Depending on the type of benefit you’re applying for, you may have three options for staking your claim: in person, on the phone, or online. Each method has its pros and cons, and one may fit your needs better than another. Whichever method you choose, an application can move swiftly — in theory, as fast as a day — but it may take months if you have to track down supporting evidence.

In person

The upside to applying for Social Security benefits in person is easy, two-way communication. The downside is the time involved: It may take a while for you to get to the SSA office, and you could have a lengthy wait after you arrive. Typical waiting times in an SSA office, measured from when you take a number to when the interview begins, are around 20 minutes, but if you walk in at the wrong moment, you could wait more than an hour.

You can cut down your waiting time by making an appointment over the phone in advance. Call 800-772-1213 to make an appointment at the SSA office nearest you. If you want to save even more time, keep in mind that the SSA phone line is busiest in the morning, early in the week, and early in the month.

The SSA offers an online tool to help you find the office nearest you. Just go to ssa.gov, click on “Contact Us,” and then click on “Find an Office.” Then enter your zip code, and you’ll be given the address of the nearest office, along with that office’s hours of operation.

By phone

If you prefer to talk with a representative over the phone, you can call the SSA toll free at 800-772-1213 (TTY 800-325-0778). The phone lines are staffed Monday through Friday, 7 a.m. to 7 p.m. If you call outside those hours, you can still get information about popular topics, such as benefits, eligibility, and online services.

Online

You can apply online for some Social Security benefits, but not all of them. Gather the information you need, and then go to ssa.gov to begin your application. The online application system is available Monday through Friday, 5 a.m. to 1 a.m.; Saturday and holidays, 5 a.m. to 11 p.m.; and Sunday, 8 a.m. to 11:30 p.m.

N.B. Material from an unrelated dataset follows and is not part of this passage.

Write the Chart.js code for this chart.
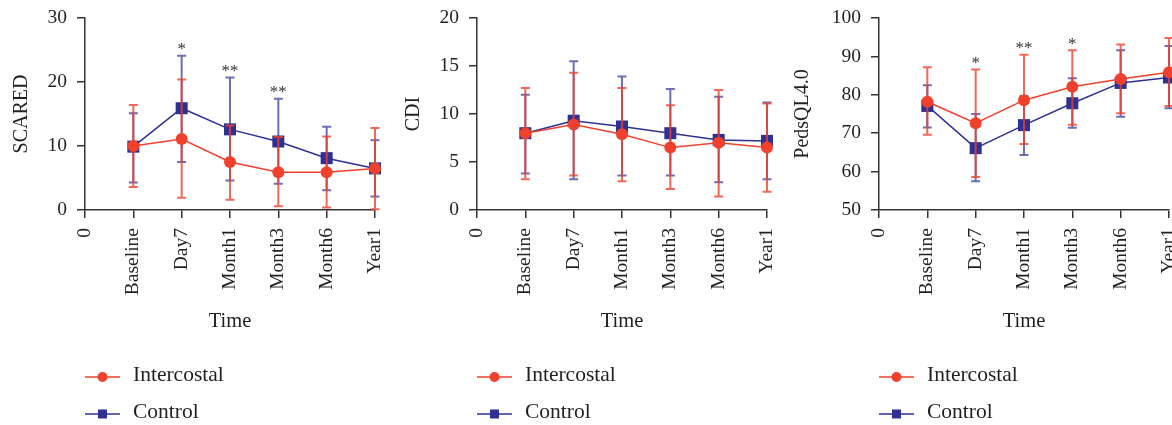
<!DOCTYPE html>
<html>
<head>
<meta charset="utf-8">
<script src="https://cdn.jsdelivr.net/npm/chart.js@4.4.1/dist/chart.umd.min.js"></script>
<style>
  html, body { margin: 0; padding: 0; background: #fff; overflow: hidden; }
  body { width: 1172px; height: 425px; position: relative; }
  canvas { position: absolute; top: 0; }
</style>
</head>
<body>
<canvas id="scared" width="392" height="425" style="left:0px"></canvas>
<canvas id="cdi" width="392" height="425" style="left:392px"></canvas>
<canvas id="peds" width="400" height="425" style="left:785px"></canvas>
<script>
// time points (first one is the "0" at the axis origin)
const timeLabels = ['0', 'Baseline', 'Day7', 'Month1', 'Month3', 'Month6', 'Year1'];

// SCARED
const scaredInter   = [null, 10.0, 11.1, 7.5, 5.9, 5.9, 6.5];
const scaredInterHi = [null, 16.4, 20.4, 13.2, 11.4, 11.5, 12.8];
const scaredInterLo = [null, 3.6, 1.9, 1.6, 0.6, 0.4, 0.1];
const scaredCtrl    = [null, 9.9, 15.9, 12.6, 10.7, 8.1, 6.5];
const scaredCtrlHi  = [null, 15.1, 24.1, 20.7, 17.4, 13.0, 10.9];
const scaredCtrlLo  = [null, 4.3, 7.5, 4.6, 4.1, 3.1, 2.1];
const scaredSig     = ['', '', '*', '**', '**', '', ''];

// CDI
const cdiInter   = [null, 8.0, 8.9, 7.9, 6.5, 7.0, 6.5];
const cdiInterHi = [null, 12.7, 14.3, 12.7, 10.9, 12.5, 11.1];
const cdiInterLo = [null, 3.2, 3.6, 3.0, 2.2, 1.4, 1.9];
const cdiCtrl    = [null, 8.0, 9.3, 8.7, 8.0, 7.3, 7.2];
const cdiCtrlHi  = [null, 12.0, 15.5, 13.9, 12.6, 11.8, 11.2];
const cdiCtrlLo  = [null, 3.8, 3.2, 3.6, 3.6, 2.9, 3.2];
const cdiSig     = ['', '', '', '', '', '', ''];

// PedsQL4.0
const pedsInter   = [null, 78.2, 72.6, 78.6, 82.1, 84.1, 85.9];
const pedsInterHi = [null, 87.2, 86.6, 90.4, 91.6, 93.1, 94.8];
const pedsInterLo = [null, 69.6, 58.6, 67.2, 72.2, 75.2, 77.1];
const pedsCtrl    = [null, 77.1, 66.1, 72.1, 77.8, 83.1, 84.5];
const pedsCtrlHi  = [null, 82.5, 75.0, 79.7, 84.3, 91.6, 92.7];
const pedsCtrlLo  = [null, 71.5, 57.5, 64.3, 71.4, 74.3, 76.5];
const pedsSig     = ['', '', '*', '**', '*', '', ''];

const RED = 'rgb(239,65,45)';
const BLUE = 'rgb(46,49,146)';
const RED_BAR = 'rgba(239,65,45,0.8)';
const BLUE_BAR = 'rgba(46,49,146,0.7)';
const AXIS = '#333';
const FONT = "'Liberation Serif', 'Times New Roman', serif";

// error bars, drawn right after each dataset so later datasets cover them
const errorBars = {
  id: 'errorBars',
  afterDatasetDraw(chart, args) {
    const ds = chart.data.datasets[args.index];
    const x = chart.scales.x, y = chart.scales.y;
    const ctx = chart.ctx;
    ctx.save();
    ctx.strokeStyle = ds.barColor;
    ctx.lineWidth = 2;
    ds.data.forEach((v, i) => {
      if (v == null) return;
      const px = x.getPixelForValue(i);
      const top = y.getPixelForValue(ds.errHi[i]);
      const bot = y.getPixelForValue(ds.errLo[i]);
      ctx.beginPath();
      ctx.moveTo(px, top); ctx.lineTo(px, bot);
      ctx.moveTo(px - 4.5, top); ctx.lineTo(px + 4.5, top);
      ctx.moveTo(px - 4.5, bot); ctx.lineTo(px + 4.5, bot);
      ctx.stroke();
    });
    ctx.restore();
  }
};

// significance marks above the highest bar
const sigStars = {
  id: 'sigStars',
  afterDraw(chart, args, opts) {
    const x = chart.scales.x, y = chart.scales.y;
    const ctx = chart.ctx;
    ctx.save();
    ctx.fillStyle = '#333';
    ctx.font = '17px ' + FONT;
    ctx.textAlign = 'center';
    ctx.textBaseline = 'alphabetic';
    opts.labels.forEach((s, i) => {
      if (!s) return;
      const hi = Math.max(...chart.data.datasets.map(d => d.errHi[i]));
      const py = y.getPixelForValue(hi) - 11;
      ctx.fillText(s, x.getPixelForValue(i), py + 9.5);
    });
    ctx.restore();
  }
};

// stacked legend under the axis
const stackLegend = {
  id: 'stackLegend',
  afterDraw(chart) {
    const ctx = chart.ctx;
    const left = chart.chartArea.left;
    const rows = [376, 413];
    ctx.save();
    chart.data.datasets.forEach((ds, k) => {
      const yy = rows[k];
      ctx.strokeStyle = ds.borderColor;
      ctx.lineWidth = 1.5;
      ctx.beginPath();
      ctx.moveTo(left, yy + 1); ctx.lineTo(left + 35, yy + 1);
      ctx.stroke();
      ctx.fillStyle = ds.borderColor;
      if (ds.pointStyle === 'circle') {
        ctx.beginPath();
        ctx.arc(left + 17.5, yy + 1, 5, 0, Math.PI * 2);
        ctx.fill();
      } else {
        ctx.fillRect(left + 13, yy - 3.5, 9, 9);
      }
      ctx.fillStyle = '#231f20';
      ctx.font = '21.5px ' + FONT;
      ctx.textAlign = 'left';
      ctx.textBaseline = 'middle';
      ctx.fillText(ds.label, left + 48, yy - 1);
    });
    ctx.restore();
  }
};

function makePanel(id, yTitle, yMin, yMax, yStep, yWidth, titlePad, rightPad, inter, interHi, interLo, ctrl, ctrlHi, ctrlLo, sig) {
  const ctx = document.getElementById(id).getContext('2d');
  return new Chart(ctx, {
    type: 'line',
    data: {
      labels: timeLabels,
      datasets: [{
        label: 'Intercostal',
        data: inter,
        errHi: interHi,
        errLo: interLo,
        barColor: RED_BAR,
        borderColor: RED,
        backgroundColor: RED,
        borderWidth: 1.5,
        pointStyle: 'circle',
        pointRadius: 6,
        pointBorderWidth: 0,
        spanGaps: true,
        clip: false
      }, {
        label: 'Control',
        data: ctrl,
        errHi: ctrlHi,
        errLo: ctrlLo,
        barColor: BLUE_BAR,
        borderColor: BLUE,
        backgroundColor: BLUE,
        borderWidth: 1.5,
        pointStyle: 'rect',
        pointRadius: 8.5,
        pointBorderWidth: 0,
        spanGaps: true,
        clip: false
      }]
    },
    options: {
      responsive: false,
      animation: false,
      events: [],
      layout: { padding: { top: 18, right: rightPad, bottom: 75, left: 0 } },
      plugins: {
        legend: { display: false },
        tooltip: { enabled: false },
        sigStars: { labels: sig }
      },
      scales: {
        x: {
          type: 'category',
          offset: false,
          grid: { display: true, drawOnChartArea: false, drawTicks: true, tickLength: 8, color: AXIS, lineWidth: 1.5 },
          border: { display: true, color: AXIS, width: 1.5 },
          ticks: { color: '#231f20', font: { family: FONT, size: 19.5 }, minRotation: 90, maxRotation: 90, padding: 10, autoSkip: false },
          title: { display: true, text: 'Time', color: '#231f20', font: { family: FONT, size: 20.5 }, padding: { top: 0, bottom: 16 } },
          afterFit(s) { s.height = 140; s.paddingLeft = 0; s.paddingRight = 0; }
        },
        y: {
          min: yMin,
          max: yMax,
          grid: { display: true, drawOnChartArea: false, drawTicks: true, tickLength: 8, color: AXIS, lineWidth: 1.5 },
          border: { display: true, color: AXIS, width: 1.5 },
          ticks: { stepSize: yStep, color: '#231f20', font: { family: FONT, size: 19.5 }, padding: 10 },
          title: { display: true, text: yTitle, color: '#231f20', font: { family: FONT, size: 20 }, padding: { top: titlePad, bottom: 0 } },
          afterFit(s) { s.width = yWidth; s.paddingTop = 0; s.paddingBottom = 0; }
        }
      }
    },
    plugins: [errorBars, sigStars, stackLegend]
  });
}

makePanel('scared', 'SCARED', 0, 30, 10, 85, 10, 17,
  scaredInter, scaredInterHi, scaredInterLo, scaredCtrl, scaredCtrlHi, scaredCtrlLo, scaredSig);
makePanel('cdi', 'CDI', 0, 20, 5, 85, 10, 17,
  cdiInter, cdiInterHi, cdiInterLo, cdiCtrl, cdiCtrlHi, cdiCtrlLo, cdiSig);
makePanel('peds', 'PedsQL4.0', 50, 100, 10, 94, 6, 16,
  pedsInter, pedsInterHi, pedsInterLo, pedsCtrl, pedsCtrlHi, pedsCtrlLo, pedsSig);
</script>
</body>
</html>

You don’t have to complete an application in one session. If you’ve started an application for benefits, but you need to stop and come back later, just make sure that you follow the instructions to save the pages you’ve worked on. When you’re ready to get back to it, you’ll need your application number to retrieve your unfinished application.

If about 25 minutes pass without any action on a page, you’ll get a warning, and you’ll have the chance to extend your time. You get three warnings. At that point, if you don’t continue working (or sign out), you’ll lose all work on that page.

Filling out an online application without the personal guidance of an SSA representative can lead to errors, which will require the SSA to check back with you. If you have concerns about accurately filling out your application, you may want to apply by phone or in person instead.

You can have a friend or relative guide you through an online benefit ­application. In fact, your helper can fill out the entire online application form for you, and the SSA will mail the application to you to sign. Your helper just has to indicate (by checking a box on the first page of the online application) that he or she is filling out the application on your behalf and whether you’re present while the application is being filled out.

After you submit your online application, you can’t just delete it. If you’ve changed your mind about applying, or realize you made a mistake on your application, you need to contact the SSA. You may call the office that is processing your application (that information should appear on the “What’s Next” page, which is part of your application) or call the SSA at 800-722-1213 (TTY 800-325-0778).

By filing online, you don’t have to mail in or drop off an application, but you may still have to deliver supporting documents.

You can check the status of your Social Security online application starting five days after you apply. Just click “Check the status of your application.” You’ll need to provide your Social Security number and the confirmation number you were assigned when you applied.